§ **Objective**: Exactly as written, retype the listing below, omitting the pictures.

§ **Data excerpt**:

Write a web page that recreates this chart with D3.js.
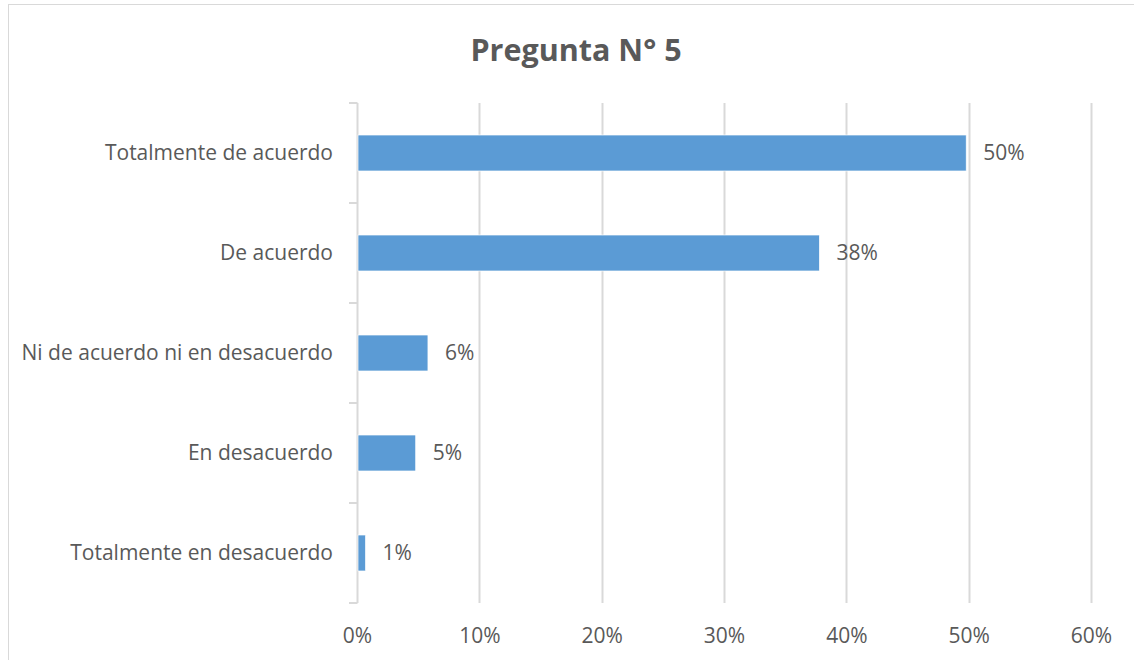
<!DOCTYPE html>
<html>
<head>
<meta charset="utf-8">
<script src="https://cdn.jsdelivr.net/npm/d3@7"></script>
<style>
body { margin: 0; background: #fff; }
text { font-family: "Open Sans", sans-serif; fill: #595959; }
</style>
</head>
<body>
<div id="chart"></div>
<script>
const categories = ['Totalmente de acuerdo', 'De acuerdo', 'Ni de acuerdo ni en desacuerdo', 'En desacuerdo', 'Totalmente en desacuerdo']
const values = [0.498, 0.378, 0.058, 0.048, 0.007]
const valueLabels = ['50%', '38%', '6%', '5%', '1%']
const xTicks = [0, 0.1, 0.2, 0.3, 0.4, 0.5, 0.6]

const width = 1134, height = 660
const margin = {left:357, top:103, right:43, bottom:57}

const svg = d3.select('#chart')
.append('svg')
.attr('width', width)
.attr('height', height)

// chart border
svg.append('rect')
.attr('x', 8.5).attr('y', 4.5)
.attr('width', 1140).attr('height', 700)
.attr('fill', 'none')
.attr('stroke', '#d9d9d9')

svg.append('text')
.attr('x', 576).attr('y', 61)
.attr('text-anchor', 'middle')
.style('font-size', '30.5px')
.style('font-weight', 'bold')
.text('Pregunta N° 5')

const x = d3.scaleLinear()
.domain([0, 0.6])
.range([margin.left, width - margin.right])

const y = d3.scaleBand()
.domain(categories)
.range([margin.top, height - margin.bottom])
.paddingInner(0.64)
.paddingOuter(0.32)

// gridlines
svg.append('g')
.selectAll('line')
.data(xTicks.slice(1))
.join('line')
.attr('x1', d => Math.round(x(d)) + 0.5)
.attr('x2', d => Math.round(x(d)) + 0.5)
.attr('y1', margin.top)
.attr('y2', height - margin.bottom)
.attr('stroke', '#d9d9d9')
.attr('stroke-width', 2)

// x axis labels
const xaxis = svg.append('g')
.attr('transform', `translate(0,${height - margin.bottom})`)
.call(d3.axisBottom(x).tickValues(xTicks).tickFormat(d3.format('.0%')).tickSize(0).tickPadding(25))
xaxis.select('.domain').remove()
xaxis.selectAll('text').style('font-size', '21px').style('fill', '#595959').style('font-family', '"Open Sans", sans-serif')

// y axis
const step = y.step()
const yaxis = svg.append('g')
yaxis.append('line')
.attr('x1', margin.left + 0.5).attr('x2', margin.left + 0.5)
.attr('y1', margin.top).attr('y2', height - margin.bottom)
.attr('stroke', '#d9d9d9').attr('stroke-width', 2)
yaxis.selectAll('.tick-mark')
.data(d3.range(categories.length + 1))
.join('line')
.attr('class', 'tick-mark')
.attr('x1', margin.left - 8).attr('x2', margin.left + 0.5)
.attr('y1', i => margin.top + i * step).attr('y2', i => margin.top + i * step)
.attr('stroke', '#d9d9d9').attr('stroke-width', 2)

yaxis.selectAll('.cat')
.data(categories)
.join('text')
.attr('class', 'cat')
.attr('x', 333)
.attr('y', d => y(d) + y.bandwidth() / 2)
.attr('dy', '0.35em')
.attr('text-anchor', 'end')
.style('font-size', '21px')
.text(d => d)

// bars
svg.append('g')
.selectAll('rect')
.data(categories)
.join('rect')
.attr('x', x(0) + 1)
.attr('y', d => y(d))
.attr('width', (d, i) => x(values[i]) - x(0) - 1)
.attr('height', y.bandwidth())
.attr('fill', '#5b9bd5')
.attr('stroke', '#ffffff')
.attr('stroke-width', 0.7)

svg.append('g')
.selectAll('text')
.data(categories)
.join('text')
.attr('x', (d, i) => x(values[i]) + 17)
.attr('y', d => y(d) + y.bandwidth() / 2)
.attr('dy', '0.35em')
.style('font-size', '21px')
.text((d, i) => valueLabels[i])
</script>
</body>
</html>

§ **Complete response**:
Write a web page that recreates this chart with D3.js.
<!DOCTYPE html>
<html>
<head>
<meta charset="utf-8">
<script src="https://cdn.jsdelivr.net/npm/d3@7"></script>
<style>
body { margin: 0; background: #fff; }
text { font-family: "Open Sans", sans-serif; fill: #595959; }
</style>
</head>
<body>
<div id="chart"></div>
<script>
const categories = ['Totalmente de acuerdo', 'De acuerdo', 'Ni de acuerdo ni en desacuerdo', 'En desacuerdo', 'Totalmente en desacuerdo']
const values = [0.498, 0.378, 0.058, 0.048, 0.007]
const valueLabels = ['50%', '38%', '6%', '5%', '1%']
const xTicks = [0, 0.1, 0.2, 0.3, 0.4, 0.5, 0.6]

const width = 1134, height = 660
const margin = {left:357, top:103, right:43, bottom:57}

const svg = d3.select('#chart')
.append('svg')
.attr('width', width)
.attr('height', height)

// chart border
svg.append('rect')
.attr('x', 8.5).attr('y', 4.5)
.attr('width', 1140).attr('height', 700)
.attr('fill', 'none')
.attr('stroke', '#d9d9d9')

svg.append('text')
.attr('x', 576).attr('y', 61)
.attr('text-anchor', 'middle')
.style('font-size', '30.5px')
.style('font-weight', 'bold')
.text('Pregunta N° 5')

const x = d3.scaleLinear()
.domain([0, 0.6])
.range([margin.left, width - margin.right])

const y = d3.scaleBand()
.domain(categories)
.range([margin.top, height - margin.bottom])
.paddingInner(0.64)
.paddingOuter(0.32)

// gridlines
svg.append('g')
.selectAll('line')
.data(xTicks.slice(1))
.join('line')
.attr('x1', d => Math.round(x(d)) + 0.5)
.attr('x2', d => Math.round(x(d)) + 0.5)
.attr('y1', margin.top)
.attr('y2', height - margin.bottom)
.attr('stroke', '#d9d9d9')
.attr('stroke-width', 2)

// x axis labels
const xaxis = svg.append('g')
.attr('transform', `translate(0,${height - margin.bottom})`)
.call(d3.axisBottom(x).tickValues(xTicks).tickFormat(d3.format('.0%')).tickSize(0).tickPadding(25))
xaxis.select('.domain').remove()
xaxis.selectAll('text').style('font-size', '21px').style('fill', '#595959').style('font-family', '"Open Sans", sans-serif')

// y axis
const step = y.step()
const yaxis = svg.append('g')
yaxis.append('line')
.attr('x1', margin.left + 0.5).attr('x2', margin.left + 0.5)
.attr('y1', margin.top).attr('y2', height - margin.bottom)
.attr('stroke', '#d9d9d9').attr('stroke-width', 2)
yaxis.selectAll('.tick-mark')
.data(d3.range(categories.length + 1))
.join('line')
.attr('class', 'tick-mark')
.attr('x1', margin.left - 8).attr('x2', margin.left + 0.5)
.attr('y1', i => margin.top + i * step).attr('y2', i => margin.top + i * step)
.attr('stroke', '#d9d9d9').attr('stroke-width', 2)

yaxis.selectAll('.cat')
.data(categories)
.join('text')
.attr('class', 'cat')
.attr('x', 333)
.attr('y', d => y(d) + y.bandwidth() / 2)
.attr('dy', '0.35em')
.attr('text-anchor', 'end')
.style('font-size', '21px')
.text(d => d)

// bars
svg.append('g')
.selectAll('rect')
.data(categories)
.join('rect')
.attr('x', x(0) + 1)
.attr('y', d => y(d))
.attr('width', (d, i) => x(values[i]) - x(0) - 1)
.attr('height', y.bandwidth())
.attr('fill', '#5b9bd5')
.attr('stroke', '#ffffff')
.attr('stroke-width', 0.7)

svg.append('g')
.selectAll('text')
.data(categories)
.join('text')
.attr('x', (d, i) => x(values[i]) + 17)
.attr('y', d => y(d) + y.bandwidth() / 2)
.attr('dy', '0.35em')
.style('font-size', '21px')
.text((d, i) => valueLabels[i])
</script>
</body>
</html>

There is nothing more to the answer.